This case tells the story of the effort by Tranlin, a pulp and paper manufacturer based in Shandong province, to invest $2 billion to build an advanced manufacturing facility on an 850 acre campus in Chesterfield County, Virginia. When complete and operating at full capacity by 2020, the firm expects the plant to generate more than 2,000 local jobs.
Tranlin’s investment marks the largest greenfield investment in the United States to date from a private Chinese company. But more significant than the size of the deal was this distinguishing factor: where most US-China greenfield investments tend to involve export of US technology to China, in this instance the Chinese investor actually played the role of the technology exporter, rather than technology acquirer.
The vast majority of paper mills, including Chinese ones, have shifted to (wood) pulp production processes, in part because pulp has been relatively abundant and because it tends to be less polluting than straw-based paper production. But Tranlin has taken a different approach—it claims to have developed a leading straw pulping technology that simultaneously turns agricultural waste into high-quality paper products and the waste runoff into organic fertilizer. According to the firm, this process has less of an impact on the environment.
Tranlin decided to invest in Virginia for several reasons. First, in the mature US paper market, consumers generally attach greater value to environmentally friendly products and are more tolerant of a price premium. Second, siting a factory close to the straw supply and final consumers can cut costs. Third, Tranlin sought access to an advanced capital market that offered more financing options for future expansion. And ultimately, Tranlin viewed the US market as a strategic play to establish a more reputable brand and prepare for competition in the global marketplace.

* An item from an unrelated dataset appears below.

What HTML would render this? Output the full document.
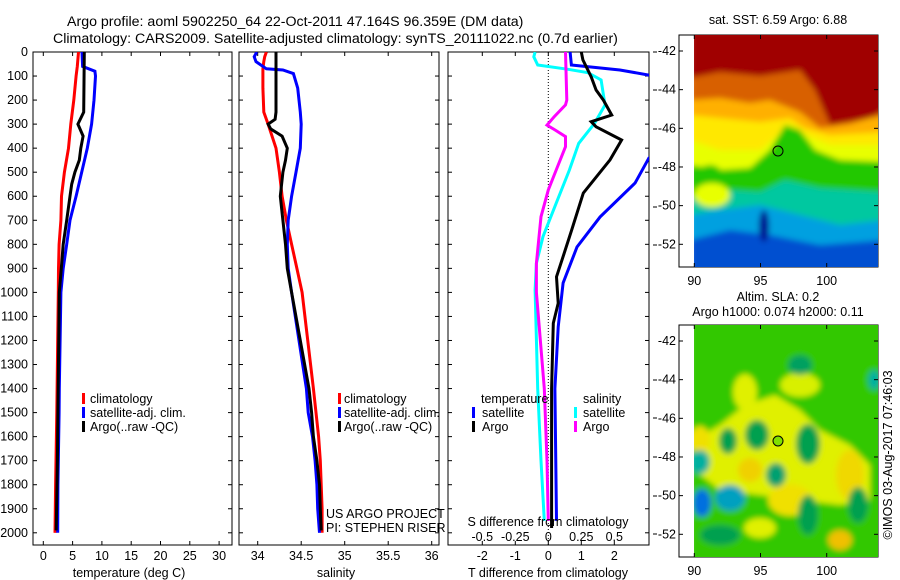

Despite the eye-catching $2 billion price tag, the US operation represents only a small portion of Tranlin’s ambitious expansion. Since early 2010, as the company’s technology has matured, Tranlin has announced four projects— three in China and one in the United States—totaling $7.8 billion, an investment amount that is more than six times its total apparent assets. How it will finance the subsequent phases of its US expansion remains a question mark.
At the time of writing, Tranlin’s Virginia operation is still years from its full completion by 2020. Yet even in its current, partially completed form, the investment offers some notable lessons that can inform and shed light on future Chinese direct investments in the US market.
In addition to available public sources, this reconstruction of Tranlin’s Virginia story is the result of numerous interviews over a period of many months with people involved in the deal, including regional and municipal leaders in Virginia and Chesterfield County.